When we first arrived on the Homestead one of the first things we chose to do was put in a garden. Our garden planning began in front of a seed display near the entrance of the Home Depot. Captured by the colorful images of beautiful vegetables, we proceeded to select the seeds for our garden. Although we were aware of terms like heirloom, hybrid, organic, hardiness zones and planting times, we continued to select and plan our garden based on the beautiful pictures on the seed packets.
We did have a reasonably successful harvest and we did enjoy some fresh vegetables throughout the summer. We also were over planted, under planted, wasted a lot of seeds and had a lot of seeds left over. It is from this experience that we suggest the following tips when it comes to buying seeds for your garden.

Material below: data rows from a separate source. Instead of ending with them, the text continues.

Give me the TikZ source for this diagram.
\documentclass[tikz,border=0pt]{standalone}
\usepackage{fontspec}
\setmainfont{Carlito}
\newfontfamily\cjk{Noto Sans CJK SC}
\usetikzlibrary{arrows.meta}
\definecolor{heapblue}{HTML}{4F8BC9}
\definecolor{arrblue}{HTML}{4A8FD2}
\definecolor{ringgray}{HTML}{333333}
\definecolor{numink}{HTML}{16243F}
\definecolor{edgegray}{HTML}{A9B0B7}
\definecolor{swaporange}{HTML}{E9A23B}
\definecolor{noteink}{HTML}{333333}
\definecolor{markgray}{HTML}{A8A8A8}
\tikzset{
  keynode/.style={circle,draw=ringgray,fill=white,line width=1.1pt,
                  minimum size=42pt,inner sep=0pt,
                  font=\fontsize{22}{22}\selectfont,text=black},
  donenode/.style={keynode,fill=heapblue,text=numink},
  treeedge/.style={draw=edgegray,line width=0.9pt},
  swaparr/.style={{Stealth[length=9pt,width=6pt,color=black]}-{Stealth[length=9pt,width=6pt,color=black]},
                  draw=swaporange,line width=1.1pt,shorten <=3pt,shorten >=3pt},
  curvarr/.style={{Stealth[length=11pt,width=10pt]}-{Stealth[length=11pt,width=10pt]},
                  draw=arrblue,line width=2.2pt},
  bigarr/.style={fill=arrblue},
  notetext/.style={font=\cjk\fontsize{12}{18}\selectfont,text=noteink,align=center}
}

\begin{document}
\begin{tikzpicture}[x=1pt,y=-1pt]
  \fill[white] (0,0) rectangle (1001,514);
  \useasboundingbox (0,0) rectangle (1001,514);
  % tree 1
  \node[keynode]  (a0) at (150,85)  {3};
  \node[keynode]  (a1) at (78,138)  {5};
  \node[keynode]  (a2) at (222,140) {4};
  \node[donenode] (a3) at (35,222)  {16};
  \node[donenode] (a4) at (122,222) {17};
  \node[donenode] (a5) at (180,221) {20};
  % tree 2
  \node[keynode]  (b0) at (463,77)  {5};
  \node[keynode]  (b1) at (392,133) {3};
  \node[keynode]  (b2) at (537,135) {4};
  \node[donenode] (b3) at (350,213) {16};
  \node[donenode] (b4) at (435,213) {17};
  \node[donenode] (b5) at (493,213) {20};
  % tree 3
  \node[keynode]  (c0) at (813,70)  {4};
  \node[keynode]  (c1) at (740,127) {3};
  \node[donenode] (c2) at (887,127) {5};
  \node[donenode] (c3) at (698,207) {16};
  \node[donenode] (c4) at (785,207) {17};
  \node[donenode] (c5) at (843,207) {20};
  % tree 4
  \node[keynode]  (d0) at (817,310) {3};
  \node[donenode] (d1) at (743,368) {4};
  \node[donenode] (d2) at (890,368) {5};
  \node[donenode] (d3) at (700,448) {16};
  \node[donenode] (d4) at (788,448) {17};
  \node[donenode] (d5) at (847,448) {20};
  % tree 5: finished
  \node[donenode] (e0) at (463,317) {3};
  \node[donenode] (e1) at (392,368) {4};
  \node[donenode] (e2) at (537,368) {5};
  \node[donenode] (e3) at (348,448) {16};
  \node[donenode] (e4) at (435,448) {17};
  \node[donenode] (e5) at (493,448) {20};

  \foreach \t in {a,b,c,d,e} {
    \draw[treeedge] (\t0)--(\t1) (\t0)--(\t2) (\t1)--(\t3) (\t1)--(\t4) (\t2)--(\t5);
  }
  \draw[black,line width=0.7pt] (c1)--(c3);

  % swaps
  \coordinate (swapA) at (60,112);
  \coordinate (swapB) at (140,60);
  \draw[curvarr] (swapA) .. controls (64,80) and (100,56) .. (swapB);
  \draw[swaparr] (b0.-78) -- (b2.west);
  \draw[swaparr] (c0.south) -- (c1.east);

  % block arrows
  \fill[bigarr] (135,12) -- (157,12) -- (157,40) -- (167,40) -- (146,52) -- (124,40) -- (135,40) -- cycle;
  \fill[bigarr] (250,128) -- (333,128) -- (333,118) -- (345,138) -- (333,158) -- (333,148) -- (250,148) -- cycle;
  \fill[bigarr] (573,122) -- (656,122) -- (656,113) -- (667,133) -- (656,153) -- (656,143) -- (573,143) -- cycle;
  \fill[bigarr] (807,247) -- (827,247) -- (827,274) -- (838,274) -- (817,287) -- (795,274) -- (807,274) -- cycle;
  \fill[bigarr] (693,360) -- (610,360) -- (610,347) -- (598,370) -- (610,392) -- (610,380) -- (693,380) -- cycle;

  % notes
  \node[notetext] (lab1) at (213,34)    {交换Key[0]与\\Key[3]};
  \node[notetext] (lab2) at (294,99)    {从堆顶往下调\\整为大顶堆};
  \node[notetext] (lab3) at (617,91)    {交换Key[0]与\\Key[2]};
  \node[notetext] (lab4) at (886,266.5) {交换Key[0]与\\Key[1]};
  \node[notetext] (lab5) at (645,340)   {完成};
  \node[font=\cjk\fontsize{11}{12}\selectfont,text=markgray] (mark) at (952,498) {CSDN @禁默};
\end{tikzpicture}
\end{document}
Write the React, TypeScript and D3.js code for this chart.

- Carefully plan your garden before you purchase your seed. Know how much space you have, how much sun you have, frost dates, and growing season.
- Evaluate what you grew last year. This emphasizes the importance of keeping a journal of what you planted, where you planted it, and how it performed.
- Select seeds to grow food that your family eats. If they don’t like Brussel Sprouts, don’t buy the seed.
- Choose varieties that meet your needs for storing, pickling, canning and your favorite dishes.
- Share information with other gardeners in your area. Find out what varieties work best for them. Make friends with the oldest gardener in your area!
- Check your seed inventory. What do you have left that you can use this year. Learn what you can about seed viability.
- Choose a local seed company or mail order suppliers in the same or similar geographical and climatic zone as your garden.
A few more considerations
- If you plan for succession gardening buy the seeds you need for the growing season
- Buy heirloom seeds and learn to save your own seeds and properly store them
- Check seed suppliers for the Safe Seed Certificate and their policy regarding GMO.
- Buy organic certified seeds.
- Experiment with one or two new varieties each year.
- Keep a journal.
Remember, quality seed will produce quality food.